SUPPLIED DATA

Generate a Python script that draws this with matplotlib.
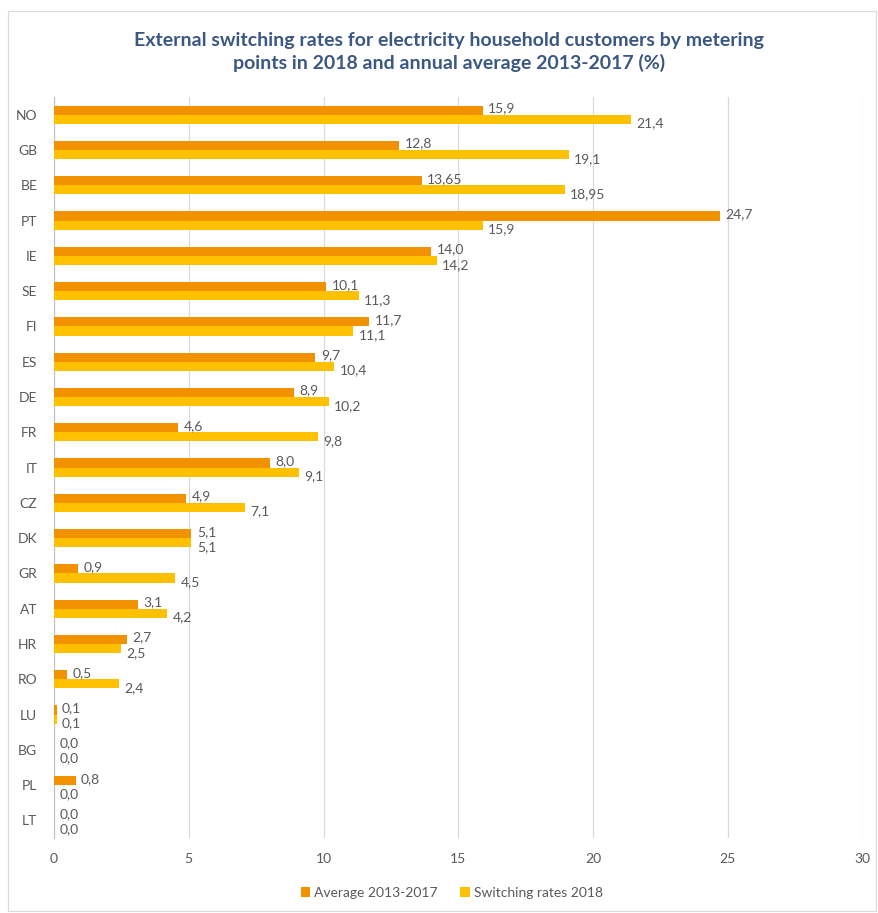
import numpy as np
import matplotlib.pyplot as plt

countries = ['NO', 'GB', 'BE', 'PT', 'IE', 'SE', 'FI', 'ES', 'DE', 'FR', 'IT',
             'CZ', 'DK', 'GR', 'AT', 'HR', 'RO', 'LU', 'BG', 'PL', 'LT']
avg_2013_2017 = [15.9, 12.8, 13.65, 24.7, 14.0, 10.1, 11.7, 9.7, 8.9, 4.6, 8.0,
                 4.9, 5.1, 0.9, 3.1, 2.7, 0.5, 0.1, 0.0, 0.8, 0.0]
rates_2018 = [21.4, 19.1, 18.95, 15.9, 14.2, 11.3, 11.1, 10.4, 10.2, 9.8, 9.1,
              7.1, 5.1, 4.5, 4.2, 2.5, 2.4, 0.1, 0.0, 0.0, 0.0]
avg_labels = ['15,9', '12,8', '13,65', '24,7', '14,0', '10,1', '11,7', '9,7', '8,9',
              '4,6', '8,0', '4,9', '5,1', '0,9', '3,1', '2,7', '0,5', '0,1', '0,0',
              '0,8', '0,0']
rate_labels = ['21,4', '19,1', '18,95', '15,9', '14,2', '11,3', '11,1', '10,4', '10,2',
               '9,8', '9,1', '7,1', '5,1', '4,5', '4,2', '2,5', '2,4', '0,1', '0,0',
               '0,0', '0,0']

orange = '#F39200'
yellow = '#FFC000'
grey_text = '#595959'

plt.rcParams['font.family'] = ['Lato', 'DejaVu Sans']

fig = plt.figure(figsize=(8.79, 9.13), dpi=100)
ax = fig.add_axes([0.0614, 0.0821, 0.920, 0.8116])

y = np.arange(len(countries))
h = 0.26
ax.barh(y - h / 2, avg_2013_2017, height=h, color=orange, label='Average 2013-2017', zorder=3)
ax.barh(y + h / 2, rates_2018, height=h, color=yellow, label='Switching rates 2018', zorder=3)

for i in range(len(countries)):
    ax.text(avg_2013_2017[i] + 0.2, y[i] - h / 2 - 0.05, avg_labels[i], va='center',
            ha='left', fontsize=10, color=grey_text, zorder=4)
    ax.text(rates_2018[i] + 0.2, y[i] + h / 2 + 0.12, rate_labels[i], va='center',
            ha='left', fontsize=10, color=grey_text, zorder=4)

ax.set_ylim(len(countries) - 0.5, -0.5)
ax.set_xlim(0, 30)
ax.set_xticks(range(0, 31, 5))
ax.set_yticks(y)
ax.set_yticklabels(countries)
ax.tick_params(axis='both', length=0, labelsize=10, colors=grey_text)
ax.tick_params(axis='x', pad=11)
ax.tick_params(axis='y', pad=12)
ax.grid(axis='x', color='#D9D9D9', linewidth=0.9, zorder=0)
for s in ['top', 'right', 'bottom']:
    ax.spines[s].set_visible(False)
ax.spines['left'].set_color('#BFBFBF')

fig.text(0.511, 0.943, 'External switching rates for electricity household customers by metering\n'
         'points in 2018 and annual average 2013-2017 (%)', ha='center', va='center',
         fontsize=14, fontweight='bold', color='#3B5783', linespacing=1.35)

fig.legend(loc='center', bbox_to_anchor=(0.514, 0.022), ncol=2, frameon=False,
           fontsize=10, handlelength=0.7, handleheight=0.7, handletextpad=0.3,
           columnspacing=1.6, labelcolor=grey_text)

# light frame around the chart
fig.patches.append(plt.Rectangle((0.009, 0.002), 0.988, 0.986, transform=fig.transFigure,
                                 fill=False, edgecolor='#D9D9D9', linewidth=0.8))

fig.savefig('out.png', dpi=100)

THE PROBLEM
Omit any images, then output the listing exactly.

FINAL ANSWER
Generate a Python script that draws this with matplotlib.
import numpy as np
import matplotlib.pyplot as plt

countries = ['NO', 'GB', 'BE', 'PT', 'IE', 'SE', 'FI', 'ES', 'DE', 'FR', 'IT',
             'CZ', 'DK', 'GR', 'AT', 'HR', 'RO', 'LU', 'BG', 'PL', 'LT']
avg_2013_2017 = [15.9, 12.8, 13.65, 24.7, 14.0, 10.1, 11.7, 9.7, 8.9, 4.6, 8.0,
                 4.9, 5.1, 0.9, 3.1, 2.7, 0.5, 0.1, 0.0, 0.8, 0.0]
rates_2018 = [21.4, 19.1, 18.95, 15.9, 14.2, 11.3, 11.1, 10.4, 10.2, 9.8, 9.1,
              7.1, 5.1, 4.5, 4.2, 2.5, 2.4, 0.1, 0.0, 0.0, 0.0]
avg_labels = ['15,9', '12,8', '13,65', '24,7', '14,0', '10,1', '11,7', '9,7', '8,9',
              '4,6', '8,0', '4,9', '5,1', '0,9', '3,1', '2,7', '0,5', '0,1', '0,0',
              '0,8', '0,0']
rate_labels = ['21,4', '19,1', '18,95', '15,9', '14,2', '11,3', '11,1', '10,4', '10,2',
               '9,8', '9,1', '7,1', '5,1', '4,5', '4,2', '2,5', '2,4', '0,1', '0,0',
               '0,0', '0,0']

orange = '#F39200'
yellow = '#FFC000'
grey_text = '#595959'

plt.rcParams['font.family'] = ['Lato', 'DejaVu Sans']

fig = plt.figure(figsize=(8.79, 9.13), dpi=100)
ax = fig.add_axes([0.0614, 0.0821, 0.920, 0.8116])

y = np.arange(len(countries))
h = 0.26
ax.barh(y - h / 2, avg_2013_2017, height=h, color=orange, label='Average 2013-2017', zorder=3)
ax.barh(y + h / 2, rates_2018, height=h, color=yellow, label='Switching rates 2018', zorder=3)

for i in range(len(countries)):
    ax.text(avg_2013_2017[i] + 0.2, y[i] - h / 2 - 0.05, avg_labels[i], va='center',
            ha='left', fontsize=10, color=grey_text, zorder=4)
    ax.text(rates_2018[i] + 0.2, y[i] + h / 2 + 0.12, rate_labels[i], va='center',
            ha='left', fontsize=10, color=grey_text, zorder=4)

ax.set_ylim(len(countries) - 0.5, -0.5)
ax.set_xlim(0, 30)
ax.set_xticks(range(0, 31, 5))
ax.set_yticks(y)
ax.set_yticklabels(countries)
ax.tick_params(axis='both', length=0, labelsize=10, colors=grey_text)
ax.tick_params(axis='x', pad=11)
ax.tick_params(axis='y', pad=12)
ax.grid(axis='x', color='#D9D9D9', linewidth=0.9, zorder=0)
for s in ['top', 'right', 'bottom']:
    ax.spines[s].set_visible(False)
ax.spines['left'].set_color('#BFBFBF')

fig.text(0.511, 0.943, 'External switching rates for electricity household customers by metering\n'
         'points in 2018 and annual average 2013-2017 (%)', ha='center', va='center',
         fontsize=14, fontweight='bold', color='#3B5783', linespacing=1.35)

fig.legend(loc='center', bbox_to_anchor=(0.514, 0.022), ncol=2, frameon=False,
           fontsize=10, handlelength=0.7, handleheight=0.7, handletextpad=0.3,
           columnspacing=1.6, labelcolor=grey_text)

# light frame around the chart
fig.patches.append(plt.Rectangle((0.009, 0.002), 0.988, 0.986, transform=fig.transFigure,
                                 fill=False, edgecolor='#D9D9D9', linewidth=0.8))

fig.savefig('out.png', dpi=100)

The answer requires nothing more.